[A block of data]
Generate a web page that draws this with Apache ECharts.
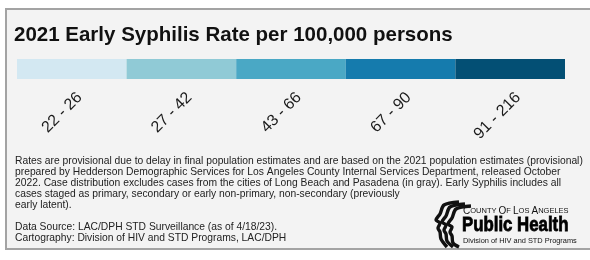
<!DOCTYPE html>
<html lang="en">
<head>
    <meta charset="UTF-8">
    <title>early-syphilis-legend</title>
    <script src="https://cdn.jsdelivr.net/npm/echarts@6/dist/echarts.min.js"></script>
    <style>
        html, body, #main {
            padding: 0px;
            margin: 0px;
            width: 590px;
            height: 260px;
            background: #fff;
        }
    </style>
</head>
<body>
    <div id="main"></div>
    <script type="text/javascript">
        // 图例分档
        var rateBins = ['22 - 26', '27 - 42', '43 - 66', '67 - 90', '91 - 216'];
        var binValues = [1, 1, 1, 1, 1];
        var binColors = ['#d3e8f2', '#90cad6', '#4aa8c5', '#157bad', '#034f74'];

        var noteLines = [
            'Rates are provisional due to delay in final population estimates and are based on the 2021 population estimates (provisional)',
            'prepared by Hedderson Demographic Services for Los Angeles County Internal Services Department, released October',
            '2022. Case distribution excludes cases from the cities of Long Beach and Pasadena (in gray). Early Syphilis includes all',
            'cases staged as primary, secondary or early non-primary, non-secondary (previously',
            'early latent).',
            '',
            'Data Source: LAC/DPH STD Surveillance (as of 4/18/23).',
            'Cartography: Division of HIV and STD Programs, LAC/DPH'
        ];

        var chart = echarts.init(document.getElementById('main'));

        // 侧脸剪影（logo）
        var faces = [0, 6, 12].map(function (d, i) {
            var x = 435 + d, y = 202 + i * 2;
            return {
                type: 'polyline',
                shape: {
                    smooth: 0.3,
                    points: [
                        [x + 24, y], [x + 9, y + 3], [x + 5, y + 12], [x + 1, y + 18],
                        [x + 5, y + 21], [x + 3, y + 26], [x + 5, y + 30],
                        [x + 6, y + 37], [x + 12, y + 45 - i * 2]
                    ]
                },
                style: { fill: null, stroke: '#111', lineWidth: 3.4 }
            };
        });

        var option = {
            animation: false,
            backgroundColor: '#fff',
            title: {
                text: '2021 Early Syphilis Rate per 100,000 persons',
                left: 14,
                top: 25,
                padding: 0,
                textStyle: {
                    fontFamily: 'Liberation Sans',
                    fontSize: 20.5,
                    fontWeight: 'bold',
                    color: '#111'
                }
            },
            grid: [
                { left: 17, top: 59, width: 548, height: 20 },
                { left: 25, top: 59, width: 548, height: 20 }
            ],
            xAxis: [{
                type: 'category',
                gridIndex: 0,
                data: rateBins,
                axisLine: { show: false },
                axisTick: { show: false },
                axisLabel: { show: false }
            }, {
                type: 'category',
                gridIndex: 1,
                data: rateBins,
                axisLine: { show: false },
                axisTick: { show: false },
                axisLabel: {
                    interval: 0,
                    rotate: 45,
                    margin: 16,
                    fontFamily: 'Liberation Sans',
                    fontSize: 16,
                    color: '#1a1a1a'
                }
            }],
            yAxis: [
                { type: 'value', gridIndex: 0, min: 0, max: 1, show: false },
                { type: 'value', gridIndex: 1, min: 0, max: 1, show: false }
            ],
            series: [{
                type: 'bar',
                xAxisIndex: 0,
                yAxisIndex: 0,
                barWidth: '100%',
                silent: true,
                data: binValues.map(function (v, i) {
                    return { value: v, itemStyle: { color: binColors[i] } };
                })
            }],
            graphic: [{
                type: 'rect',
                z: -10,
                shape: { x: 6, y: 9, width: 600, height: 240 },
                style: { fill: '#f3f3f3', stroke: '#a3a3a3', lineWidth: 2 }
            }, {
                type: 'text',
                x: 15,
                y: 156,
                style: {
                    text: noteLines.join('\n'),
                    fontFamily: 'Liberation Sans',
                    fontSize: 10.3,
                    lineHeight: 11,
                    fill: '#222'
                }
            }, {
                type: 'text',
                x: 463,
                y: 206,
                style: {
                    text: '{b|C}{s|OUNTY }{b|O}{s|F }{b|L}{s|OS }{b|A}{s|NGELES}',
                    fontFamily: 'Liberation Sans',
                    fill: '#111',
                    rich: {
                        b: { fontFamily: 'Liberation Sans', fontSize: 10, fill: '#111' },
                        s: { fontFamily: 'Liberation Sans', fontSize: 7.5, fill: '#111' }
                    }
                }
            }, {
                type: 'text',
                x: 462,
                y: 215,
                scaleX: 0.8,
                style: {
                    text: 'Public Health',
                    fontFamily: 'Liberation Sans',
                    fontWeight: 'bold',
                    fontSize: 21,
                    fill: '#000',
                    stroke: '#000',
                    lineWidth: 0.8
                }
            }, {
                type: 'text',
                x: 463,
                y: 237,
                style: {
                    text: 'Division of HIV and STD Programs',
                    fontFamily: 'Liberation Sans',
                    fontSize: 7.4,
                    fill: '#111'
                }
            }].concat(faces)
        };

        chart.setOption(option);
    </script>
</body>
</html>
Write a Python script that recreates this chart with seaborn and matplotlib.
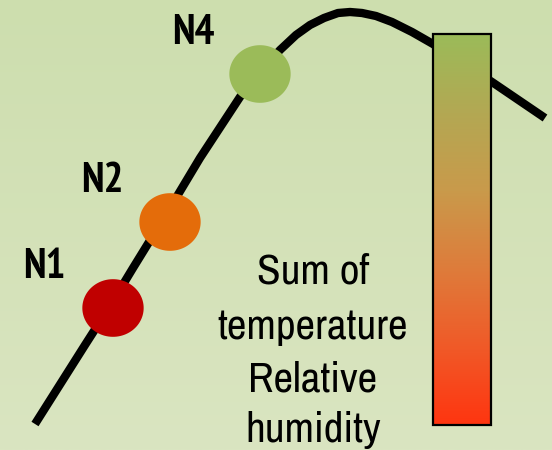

-- Exercise description --
Quote the records in their entirety, keeping the wording exact and excluding pictures.

-- Task solution --
Generate a web page that draws this with Apache ECharts.
<!DOCTYPE html>
<html lang="en">
<head>
    <meta charset="UTF-8">
    <title>early-syphilis-legend</title>
    <script src="https://cdn.jsdelivr.net/npm/echarts@6/dist/echarts.min.js"></script>
    <style>
        html, body, #main {
            padding: 0px;
            margin: 0px;
            width: 590px;
            height: 260px;
            background: #fff;
        }
    </style>
</head>
<body>
    <div id="main"></div>
    <script type="text/javascript">
        // 图例分档
        var rateBins = ['22 - 26', '27 - 42', '43 - 66', '67 - 90', '91 - 216'];
        var binValues = [1, 1, 1, 1, 1];
        var binColors = ['#d3e8f2', '#90cad6', '#4aa8c5', '#157bad', '#034f74'];

        var noteLines = [
            'Rates are provisional due to delay in final population estimates and are based on the 2021 population estimates (provisional)',
            'prepared by Hedderson Demographic Services for Los Angeles County Internal Services Department, released October',
            '2022. Case distribution excludes cases from the cities of Long Beach and Pasadena (in gray). Early Syphilis includes all',
            'cases staged as primary, secondary or early non-primary, non-secondary (previously',
            'early latent).',
            '',
            'Data Source: LAC/DPH STD Surveillance (as of 4/18/23).',
            'Cartography: Division of HIV and STD Programs, LAC/DPH'
        ];

        var chart = echarts.init(document.getElementById('main'));

        // 侧脸剪影（logo）
        var faces = [0, 6, 12].map(function (d, i) {
            var x = 435 + d, y = 202 + i * 2;
            return {
                type: 'polyline',
                shape: {
                    smooth: 0.3,
                    points: [
                        [x + 24, y], [x + 9, y + 3], [x + 5, y + 12], [x + 1, y + 18],
                        [x + 5, y + 21], [x + 3, y + 26], [x + 5, y + 30],
                        [x + 6, y + 37], [x + 12, y + 45 - i * 2]
                    ]
                },
                style: { fill: null, stroke: '#111', lineWidth: 3.4 }
            };
        });

        var option = {
            animation: false,
            backgroundColor: '#fff',
            title: {
                text: '2021 Early Syphilis Rate per 100,000 persons',
                left: 14,
                top: 25,
                padding: 0,
                textStyle: {
                    fontFamily: 'Liberation Sans',
                    fontSize: 20.5,
                    fontWeight: 'bold',
                    color: '#111'
                }
            },
            grid: [
                { left: 17, top: 59, width: 548, height: 20 },
                { left: 25, top: 59, width: 548, height: 20 }
            ],
            xAxis: [{
                type: 'category',
                gridIndex: 0,
                data: rateBins,
                axisLine: { show: false },
                axisTick: { show: false },
                axisLabel: { show: false }
            }, {
                type: 'category',
                gridIndex: 1,
                data: rateBins,
                axisLine: { show: false },
                axisTick: { show: false },
                axisLabel: {
                    interval: 0,
                    rotate: 45,
                    margin: 16,
                    fontFamily: 'Liberation Sans',
                    fontSize: 16,
                    color: '#1a1a1a'
                }
            }],
            yAxis: [
                { type: 'value', gridIndex: 0, min: 0, max: 1, show: false },
                { type: 'value', gridIndex: 1, min: 0, max: 1, show: false }
            ],
            series: [{
                type: 'bar',
                xAxisIndex: 0,
                yAxisIndex: 0,
                barWidth: '100%',
                silent: true,
                data: binValues.map(function (v, i) {
                    return { value: v, itemStyle: { color: binColors[i] } };
                })
            }],
            graphic: [{
                type: 'rect',
                z: -10,
                shape: { x: 6, y: 9, width: 600, height: 240 },
                style: { fill: '#f3f3f3', stroke: '#a3a3a3', lineWidth: 2 }
            }, {
                type: 'text',
                x: 15,
                y: 156,
                style: {
                    text: noteLines.join('\n'),
                    fontFamily: 'Liberation Sans',
                    fontSize: 10.3,
                    lineHeight: 11,
                    fill: '#222'
                }
            }, {
                type: 'text',
                x: 463,
                y: 206,
                style: {
                    text: '{b|C}{s|OUNTY }{b|O}{s|F }{b|L}{s|OS }{b|A}{s|NGELES}',
                    fontFamily: 'Liberation Sans',
                    fill: '#111',
                    rich: {
                        b: { fontFamily: 'Liberation Sans', fontSize: 10, fill: '#111' },
                        s: { fontFamily: 'Liberation Sans', fontSize: 7.5, fill: '#111' }
                    }
                }
            }, {
                type: 'text',
                x: 462,
                y: 215,
                scaleX: 0.8,
                style: {
                    text: 'Public Health',
                    fontFamily: 'Liberation Sans',
                    fontWeight: 'bold',
                    fontSize: 21,
                    fill: '#000',
                    stroke: '#000',
                    lineWidth: 0.8
                }
            }, {
                type: 'text',
                x: 463,
                y: 237,
                style: {
                    text: 'Division of HIV and STD Programs',
                    fontFamily: 'Liberation Sans',
                    fontSize: 7.4,
                    fill: '#111'
                }
            }].concat(faces)
        };

        chart.setOption(option);
    </script>
</body>
</html>
Write a Python script that recreates this chart with seaborn and matplotlib.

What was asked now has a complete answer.